• Stated problem: Write out every line of the material as it stands, apart from the pictures.

• Source data:
begin

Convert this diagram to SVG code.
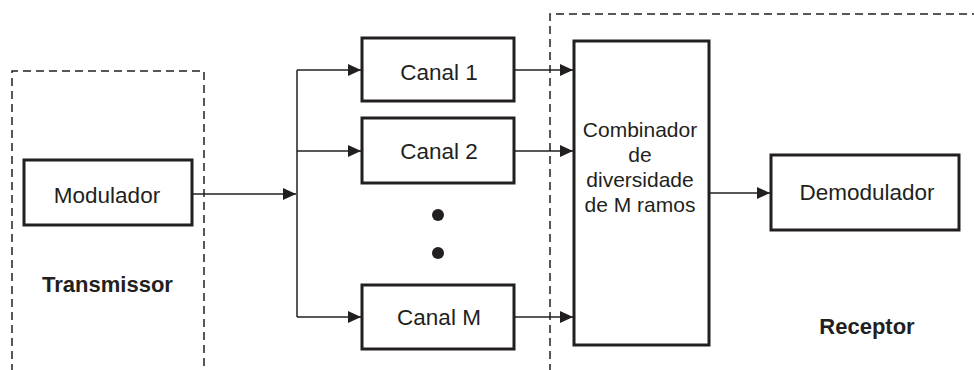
<svg xmlns="http://www.w3.org/2000/svg" width="974" height="370" viewBox="0 0 974 370">
<style>
.box{fill:#fff;stroke:#231f20;stroke-width:3}
.dash{fill:none;stroke:#231f20;stroke-width:1.5;stroke-dasharray:8,5}
.ln{fill:none;stroke:#231f20;stroke-width:1.5}
.t{font-family:"Liberation Sans",Arial,sans-serif;font-size:22.5px;fill:#231f20;text-anchor:middle}
.c{font-size:21px}
.b{font-weight:bold;font-size:22px}
</style>
<defs>
<marker id="ah" markerWidth="14" markerHeight="12" refX="13" refY="6" orient="auto" markerUnits="userSpaceOnUse">
<path d="M0,0 L13,6 L0,12 Z" fill="#231f20"/>
</marker>
</defs>
<g id="transmissor-area">
<path class="dash" d="M12,372 V71 H204 V372"/>
<text class="t b" x="107.5" y="292">Transmissor</text>
</g>
<g id="receptor-area">
<path class="dash" d="M550,372 V14 H976"/>
<text class="t b" x="867" y="334">Receptor</text>
</g>
<g id="connectors">
<line class="ln" x1="192" y1="194" x2="296" y2="194" marker-end="url(#ah)"/>
<line class="ln" x1="297" y1="70" x2="297" y2="317"/>
<line class="ln" x1="297" y1="70" x2="361" y2="70" marker-end="url(#ah)"/>
<line class="ln" x1="297" y1="151" x2="361" y2="151" marker-end="url(#ah)"/>
<line class="ln" x1="297" y1="317" x2="361" y2="317" marker-end="url(#ah)"/>
<line class="ln" x1="514" y1="70" x2="573" y2="70" marker-end="url(#ah)"/>
<line class="ln" x1="514" y1="151" x2="573" y2="151" marker-end="url(#ah)"/>
<line class="ln" x1="514" y1="317" x2="573" y2="317" marker-end="url(#ah)"/>
<line class="ln" x1="709" y1="193" x2="770" y2="193" marker-end="url(#ah)"/>
</g>
<g id="modulador">
<rect class="box" x="24" y="160" width="168" height="65"/>
<text class="t" x="107" y="203">Modulador</text>
</g>
<g id="canal1">
<rect class="box" x="362" y="38" width="152" height="63"/>
<text class="t" x="439" y="80">Canal 1</text>
</g>
<g id="canal2">
<rect class="box" x="362" y="118" width="152" height="65"/>
<text class="t" x="439" y="159">Canal 2</text>
</g>
<g id="dots">
<circle cx="438" cy="215" r="6" fill="#231f20"/>
<circle cx="438" cy="253" r="6" fill="#231f20"/>
</g>
<g id="canalM">
<rect class="box" x="362" y="285" width="152" height="64"/>
<text class="t" x="439" y="325">Canal M</text>
</g>
<g id="combinador">
<rect class="box" x="574" y="41" width="135" height="304"/>
<text class="t c" x="640" y="137">Combinador</text>
<text class="t c" x="640" y="162">de</text>
<text class="t c" x="640" y="187">diversidade</text>
<text class="t c" x="640" y="212">de M ramos</text>
</g>
<g id="demodulador">
<rect class="box" x="771" y="155" width="188" height="75"/>
<text class="t" x="867" y="200">Demodulador</text>
</g>
</svg>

end

• Exercise output:
Convert this diagram to SVG code.
<svg xmlns="http://www.w3.org/2000/svg" width="974" height="370" viewBox="0 0 974 370">
<style>
.box{fill:#fff;stroke:#231f20;stroke-width:3}
.dash{fill:none;stroke:#231f20;stroke-width:1.5;stroke-dasharray:8,5}
.ln{fill:none;stroke:#231f20;stroke-width:1.5}
.t{font-family:"Liberation Sans",Arial,sans-serif;font-size:22.5px;fill:#231f20;text-anchor:middle}
.c{font-size:21px}
.b{font-weight:bold;font-size:22px}
</style>
<defs>
<marker id="ah" markerWidth="14" markerHeight="12" refX="13" refY="6" orient="auto" markerUnits="userSpaceOnUse">
<path d="M0,0 L13,6 L0,12 Z" fill="#231f20"/>
</marker>
</defs>
<g id="transmissor-area">
<path class="dash" d="M12,372 V71 H204 V372"/>
<text class="t b" x="107.5" y="292">Transmissor</text>
</g>
<g id="receptor-area">
<path class="dash" d="M550,372 V14 H976"/>
<text class="t b" x="867" y="334">Receptor</text>
</g>
<g id="connectors">
<line class="ln" x1="192" y1="194" x2="296" y2="194" marker-end="url(#ah)"/>
<line class="ln" x1="297" y1="70" x2="297" y2="317"/>
<line class="ln" x1="297" y1="70" x2="361" y2="70" marker-end="url(#ah)"/>
<line class="ln" x1="297" y1="151" x2="361" y2="151" marker-end="url(#ah)"/>
<line class="ln" x1="297" y1="317" x2="361" y2="317" marker-end="url(#ah)"/>
<line class="ln" x1="514" y1="70" x2="573" y2="70" marker-end="url(#ah)"/>
<line class="ln" x1="514" y1="151" x2="573" y2="151" marker-end="url(#ah)"/>
<line class="ln" x1="514" y1="317" x2="573" y2="317" marker-end="url(#ah)"/>
<line class="ln" x1="709" y1="193" x2="770" y2="193" marker-end="url(#ah)"/>
</g>
<g id="modulador">
<rect class="box" x="24" y="160" width="168" height="65"/>
<text class="t" x="107" y="203">Modulador</text>
</g>
<g id="canal1">
<rect class="box" x="362" y="38" width="152" height="63"/>
<text class="t" x="439" y="80">Canal 1</text>
</g>
<g id="canal2">
<rect class="box" x="362" y="118" width="152" height="65"/>
<text class="t" x="439" y="159">Canal 2</text>
</g>
<g id="dots">
<circle cx="438" cy="215" r="6" fill="#231f20"/>
<circle cx="438" cy="253" r="6" fill="#231f20"/>
</g>
<g id="canalM">
<rect class="box" x="362" y="285" width="152" height="64"/>
<text class="t" x="439" y="325">Canal M</text>
</g>
<g id="combinador">
<rect class="box" x="574" y="41" width="135" height="304"/>
<text class="t c" x="640" y="137">Combinador</text>
<text class="t c" x="640" y="162">de</text>
<text class="t c" x="640" y="187">diversidade</text>
<text class="t c" x="640" y="212">de M ramos</text>
</g>
<g id="demodulador">
<rect class="box" x="771" y="155" width="188" height="75"/>
<text class="t" x="867" y="200">Demodulador</text>
</g>
</svg>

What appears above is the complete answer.